On Behalf of | May 28, 2024 | Social Security Disability |

Most medical challenges that affect working adults are minor and/or temporary. People improve with treatment or time away from their work. Other medical conditions are more severe. They may worsen as time progresses. They may not respond to treatment or may be fatal.

In scenarios where people cannot work because of their medical conditions, disability benefits could be helpful. Social Security Disability Insurance (SSDI) benefits are often the last line of defense for those with disabling medical conditions. When does a medical issue potentially qualify for SSDI benefits?

When someone cannot work

The main qualifying factor for SSDI benefits is an inability to maintain gainful employment. Those with medical challenges so severe that they cannot work any job could potentially qualify for SSDI benefits. The Social Security Administration (SSA) does provide a list of conditions that could qualify someone for benefits. However, having a condition on that list does not automatically mean someone receives benefits. Additionally, people can qualify with disabling conditions not specifically listed by the SSA.

Proper medical evidence affirming the severity of someone’s condition and the symptoms they experience is crucial to a successful claim. Applicants also typically need evidence proving that their condition is either terminal or should last for 12 months or longer.

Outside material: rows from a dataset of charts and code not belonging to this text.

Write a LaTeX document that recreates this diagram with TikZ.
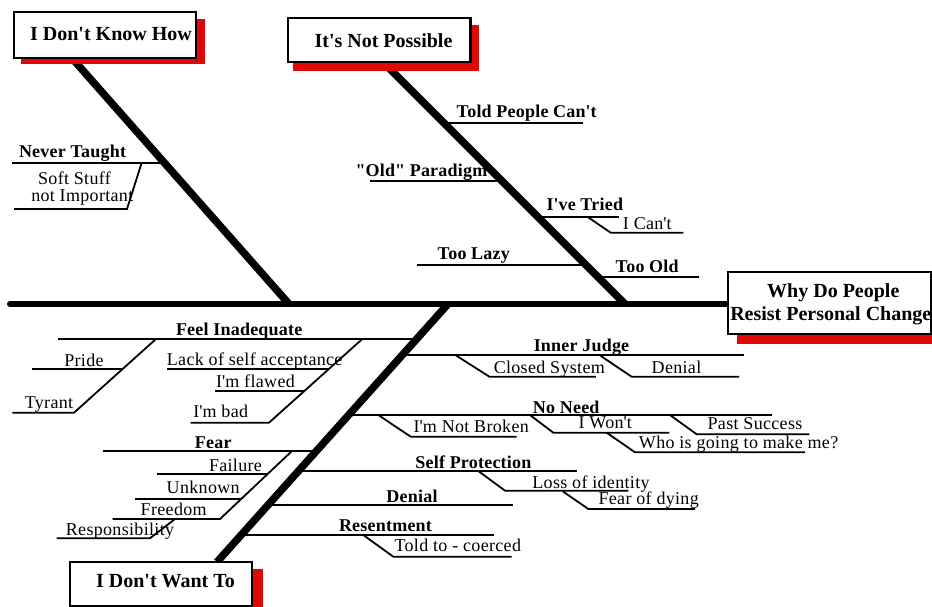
\documentclass[tikz,border=0pt]{standalone}
\usepackage{fontspec}
\setmainfont{Liberation Serif}
\newcommand{\ap}{\textquotesingle}
\definecolor{shadowred}{RGB}{222,8,8}
\begin{document}
\begin{tikzpicture}[x=1pt,y=-1pt,
  spine/.style={line width=6pt,line cap=round},
  bone/.style={line width=7.5pt},
  twig/.style={line width=1.8pt},
  tbox/.style={draw,line width=2.4pt,fill=white,inner sep=0pt,anchor=north west},
  shadowbox/.style={fill=shadowred},
  title/.style={font=\fontsize{20}{22}\selectfont\bfseries,inner sep=0pt,anchor=base},
  lblb/.style={font=\fontsize{18}{20}\selectfont\bfseries\addfontfeatures{LetterSpace=1.2},inner sep=0pt,anchor=base},
  lbl/.style={font=\fontsize{18}{20}\selectfont\addfontfeatures{LetterSpace=1.8},inner sep=0pt,anchor=base}]
\useasboundingbox (0,0) rectangle (932,607);

% named points of the skeleton
\coordinate (tail) at (10,304);
\coordinate (head) at (727,304);
\coordinate (b1top) at (71,57);
\coordinate (b1foot) at (289,304);
\coordinate (b2top) at (382,61);
\coordinate (b2foot) at (625,304);
\coordinate (b3top) at (448,304);
\coordinate (b3foot) at (217,562);

% main bones
\draw[spine] (tail) -- (head);
\draw[bone] (b1top) -- (b1foot);
\draw[bone] (b2top) -- (b2foot);
\draw[bone] (b3top) -- (b3foot);

% shadows and boxes
\fill[shadowbox] (21,19) rectangle (204.7,64.3);
\node[tbox,minimum width=182.3pt,minimum height=46pt] (knowbox) at (12.7,10.7) {};
\fill[shadowbox] (293.3,25) rectangle (479,70.7);
\node[tbox,minimum width=182.6pt,minimum height=44.3pt] (possbox) at (286.7,16.7) {};
\fill[shadowbox] (80,569) rectangle (262.7,607);
\node[tbox,minimum width=181.7pt,minimum height=44.3pt] (wantbox) at (69,560.7) {};
\fill[shadowbox] (736.7,281) rectangle (932,344.3);
\node[tbox,minimum width=203.3pt,minimum height=61.7pt] (whybox) at (726.7,271) {};

\node[title] (tknow) at (111,41) {I Don\ap t Know How};
\node[title] (tposs) at (383.5,47.5) {It\ap s Not Possible};
\node[title] (twant) at (165.5,587) {I Don\ap t Want To};
\node[title] (twhy1) at (833.3,297) {Why Do People};
\node[title] (twhy2) at (830.8,320) {Resist Personal Change};

% ---- bone 1: I Don't Know How
\draw[twig] (12,162.7) -- (164,162.7);
\draw[twig] (141.7,162.7) -- (127,209) -- (14,209);
\node[lblb] (never) at (72.5,157.5) {Never Taught};
\node[lbl] (soft1) at (74.5,184) {Soft Stuff};
\node[lbl] (soft2) at (82.3,201.5) {not Important};

% ---- bone 2: It's Not Possible
\draw[twig] (443,122.7) -- (583.3,122.7);
\draw[twig] (370,181) -- (501,181);
\draw[twig] (537,216.7) -- (619.3,216.7);
\draw[twig] (587.3,216.7) -- (610.7,232.7) -- (683.3,232.7);
\draw[twig] (416.7,265) -- (585,265);
\draw[twig] (596,276.7) -- (699.3,276.7);
\node[lblb] (told) at (526.7,117.5) {Told People Can\ap t};
\node[lblb] (old) at (421.5,177) {\textquotedbl Old\textquotedbl{} Paradigm};
\node[lblb] (tried) at (584.8,211) {I\ap ve Tried};
\node[lbl] (icant) at (647.3,229.5) {I Can\ap t};
\node[lblb] (lazy) at (473.8,259.5) {Too Lazy};
\node[lblb] (oldage) at (647.2,272) {Too Old};

% ---- bone 3 left: Feel Inadequate, Fear
\draw[twig] (58,339) -- (417,339);
\draw[twig] (156,339) -- (74,412.7) -- (12.3,412.7);
\draw[twig] (32.3,369) -- (122.6,369);
\draw[twig] (362.3,339) -- (269,422.7) -- (190.7,422.7);
\draw[twig] (166.7,369) -- (329,369);
\draw[twig] (215,390.7) -- (304.7,390.7);
\node[lblb] (feel) at (239.2,335.5) {Feel Inadequate};
\node[lbl] (pride) at (84,366.5) {Pride};
\node[lbl] (tyrant) at (49,408.5) {Tyrant};
\node[lbl] (lack) at (254.7,365.5) {Lack of self acceptance};
\node[lbl] (flawed) at (255.5,387.5) {I\ap m flawed};
\node[lbl] (bad) at (220.8,417) {I\ap m bad};

\draw[twig] (102.7,450.7) -- (316,450.7);
\draw[twig] (292.3,450.7) -- (220,519) -- (112.7,519);
\draw[twig] (156.7,474.3) -- (268.3,474.3);
\draw[twig] (135,499) -- (242.3,499);
\draw[twig] (175,519) -- (150,538.3) -- (56.7,538.3);
\node[lblb] (fear) at (213.3,448.5) {Fear};
\node[lbl] (failure) at (235.5,471) {Failure};
\node[lbl] (unknown) at (203.2,493.5) {Unknown};
\node[lbl] (freedom) at (173.7,515.5) {Freedom};
\node[lbl] (resp) at (120,535.5) {Responsibility};

% ---- bone 3 right
\draw[twig] (403,355) -- (743.5,355);
\draw[twig] (455.3,355) -- (489.4,376.7) -- (595.8,376.7);
\draw[twig] (599.4,355) -- (631.6,376.7) -- (739.2,376.7);
\node[lblb] (judge) at (581.5,351) {Inner Judge};
\node[lbl] (closed) at (549.3,373.5) {Closed System};
\node[lbl] (denial1) at (676.5,373.5) {Denial};

\draw[twig] (348,415) -- (771.7,415);
\draw[twig] (378.3,415) -- (410.7,436.7) -- (516.7,436.7);
\draw[twig] (530,415) -- (553.3,432.7) -- (669.3,432.7);
\draw[twig] (606.7,432.7) -- (635,452.3) -- (805,452.3);
\draw[twig] (670,415) -- (696.7,434.3) -- (809.3,434.3);
\node[lblb] (noneed) at (566.2,413) {No Need};
\node[lbl] (broken) at (471.3,432) {I\ap m Not Broken};
\node[lbl] (wont) at (605.3,428.5) {I Won\ap t};
\node[lbl] (past) at (755,429.5) {Past Success};
\node[lbl] (who) at (738.6,448.5) {Who is going to make me?};

\draw[twig] (297.6,471) -- (577.3,471);
\draw[twig] (478.3,471) -- (505,490.7) -- (628.3,490.7);
\draw[twig] (563,491.5) -- (588.3,509) -- (695,509);
\node[lblb] (selfp) at (473.4,468) {Self Protection};
\node[lbl] (loss) at (591,488.5) {Loss of identity};
\node[lbl] (dying) at (648.7,504.5) {Fear of dying};

\draw[twig] (267,505) -- (513.3,505);
\node[lblb] (denial2) at (412,502.5) {Denial};

\draw[twig] (240,535) -- (493.7,535);
\draw[twig] (363.3,535) -- (393.3,556.7) -- (511.6,556.7);
\node[lblb] (resent) at (385.5,531) {Resentment};
\node[lbl] (coerced) at (457.8,551) {Told to - coerced};
\end{tikzpicture}
\end{document}
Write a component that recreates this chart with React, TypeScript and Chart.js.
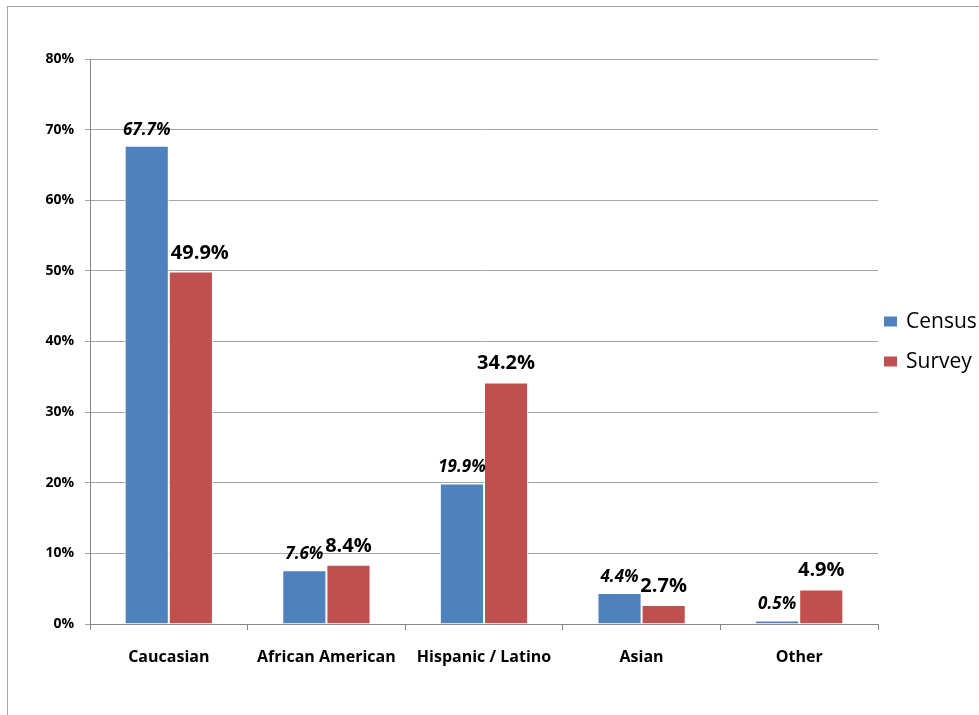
import React, { useEffect, useRef } from "react";
import { Chart, registerables } from "chart.js";

Chart.register(...registerables);

const categories = ["Caucasian", "African American", "Hispanic / Latino", "Asian", "Other"];
const censusValues = [67.7, 7.6, 19.9, 4.4, 0.5];
const surveyValues = [49.9, 8.4, 34.2, 2.7, 4.9];
const seriesNames = ["Census", "Survey"];
const seriesColors = ["#4F81BD", "#C0504D"];
const yTickLabels = ["0%", "10%", "20%", "30%", "40%", "50%", "60%", "70%", "80%"];

const FONT = "'Open Sans', Lato, sans-serif";

// Value labels above each bar: Census in bold italic, Survey in bold upright.
// The Caucasian survey label sits a little to the right of its bar.
const valueLabelPlugin = {
  id: "valueLabels",
  afterDatasetsDraw(chart: any) {
    const ctx = chart.ctx;
    const shifts: Record<string, number> = { "1:0": 9 };
    ctx.save();
    ctx.fillStyle = "#000";
    ctx.textAlign = "center";
    ctx.textBaseline = "alphabetic";
    chart.data.datasets.forEach((ds: any, di: number) => {
      const meta = chart.getDatasetMeta(di);
      const italic = di === 0;
      ctx.font = italic ? `italic bold 17px ${FONT}` : `bold 20px ${FONT}`;
      const gap = italic ? 11 : 13;
      meta.data.forEach((bar: any, i: number) => {
        const v = ds.data[i];
        const dx = shifts[`${di}:${i}`] || 0;
        ctx.fillText(v.toFixed(1) + "%", bar.x + dx, bar.y - gap);
      });
    });
    ctx.restore();
  },
};

// Legend on the right, vertically centred on the plot area.
const sideLegendPlugin = {
  id: "sideLegend",
  afterDraw(chart: any) {
    const ctx = chart.ctx;
    const area = chart.chartArea;
    const mid = (area.top + area.bottom) / 2;
    const spacing = 40;
    const n = chart.data.datasets.length;
    ctx.save();
    ctx.font = `21px ${FONT}`;
    ctx.textAlign = "left";
    ctx.textBaseline = "middle";
    chart.data.datasets.forEach((ds: any, i: number) => {
      const cy = mid + (i - (n - 1) / 2) * spacing;
      const x0 = area.right + 6;
      ctx.fillStyle = ds.backgroundColor;
      ctx.fillRect(x0, cy - 5, 13, 10);
      ctx.fillStyle = "#000";
      ctx.fillText(ds.label, x0 + 22, cy + 1);
    });
    ctx.restore();
  },
};

export default function App() {
  const canvasRef = useRef<HTMLCanvasElement | null>(null);

  useEffect(() => {
    if (!canvasRef.current) return;
    const chart = new Chart(canvasRef.current, {
      type: "bar",
      data: {
        labels: categories,
        datasets: [
          {
            label: seriesNames[0],
            data: censusValues,
            backgroundColor: seriesColors[0],
            borderColor: "#ffffff",
            borderWidth: 1,
            categoryPercentage: 0.56,
            barPercentage: 1,
          },
          {
            label: seriesNames[1],
            data: surveyValues,
            backgroundColor: seriesColors[1],
            borderColor: "#ffffff",
            borderWidth: 1,
            categoryPercentage: 0.56,
            barPercentage: 1,
          },
        ],
      },
      options: {
        animation: false,
        responsive: false,
        maintainAspectRatio: false,
        layout: { padding: { left: 0, top: 59, right: 101, bottom: 0 } },
        plugins: {
          legend: { display: false },
          tooltip: { enabled: false },
        },
        scales: {
          x: {
            offset: true,
            grid: {
              display: true,
              drawOnChartArea: false,
              drawTicks: true,
              tickLength: 6,
              color: "#868686",
              offset: true,
            },
            border: { color: "#868686", width: 1 },
            ticks: {
              color: "#000",
              font: { family: FONT, size: 16, weight: "bold" },
              padding: 18,
              maxRotation: 0,
              autoSkip: false,
            },
            afterFit: (scale: any) => {
              scale.height = 91;
            },
          },
          y: {
            min: 0,
            max: 80,
            grid: {
              color: "#a6a6a6",
              drawTicks: true,
              tickLength: 5,
            },
            border: { color: "#868686", width: 1 },
            ticks: {
              stepSize: 10,
              color: "#000",
              font: { family: FONT, size: 14, weight: "bold" },
              padding: 11,
              callback: (_v: any, i: number) => yTickLabels[i],
            },
            afterFit: (scale: any) => {
              scale.width = 90;
            },
          },
        },
      },
      plugins: [valueLabelPlugin, sideLegendPlugin],
    });
    return () => chart.destroy();
  }, []);

  return (
    <div
      style={{
        position: "fixed",
        left: 0,
        top: 0,
        width: 979,
        height: 715,
        overflow: "hidden",
        background: "#fff",
      }}
    >
      <div
        style={{
          position: "absolute",
          left: 7,
          top: 6,
          width: 1100,
          height: 800,
          border: "1px solid #a6a6a6",
        }}
      />
      <canvas
        ref={canvasRef}
        width={979}
        height={715}
        style={{ position: "absolute", left: 0, top: 0, width: 979, height: 715 }}
      />
    </div>
  );
}
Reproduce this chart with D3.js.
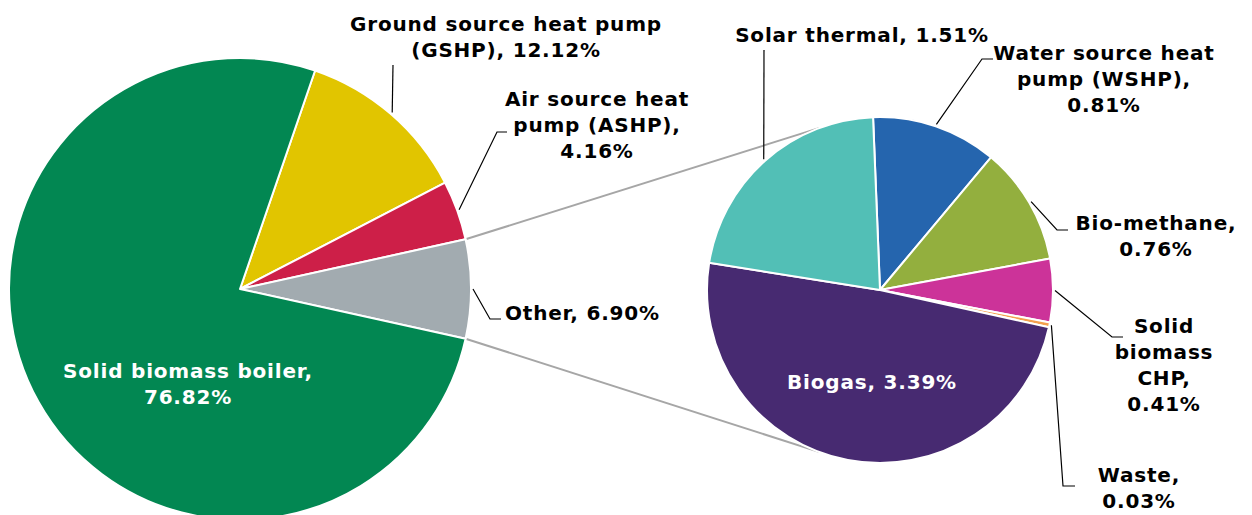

Shorter-term medical issues that cause total disability may not be eligible for benefits. Some conditions can qualify in certain scenarios but not in others. Cancer, for example, can be a debilitating condition on its own. The treatment required can also keep someone from maintaining gainful employment. However, if the patient goes into remission in under a year, they are unlikely to qualify for SSDI benefits.

Someone facing a terminal cancer diagnosis, on the other hand, could be eligible for fast-track benefits approval because of their health issues. It is, therefore, crucial that anyone applying for SSDI benefits have adequate medical records supporting their claim that they qualify. The evidence they have must show that their condition prevents them from working altogether and should last for at least a year, if not substantially longer.

Reviewing medical records and work limitations with a skilled legal team can help someone determine whether they may qualify for SSDI benefits. Those who apply and who appeal can theoretically receive support when they cannot work due to health issues.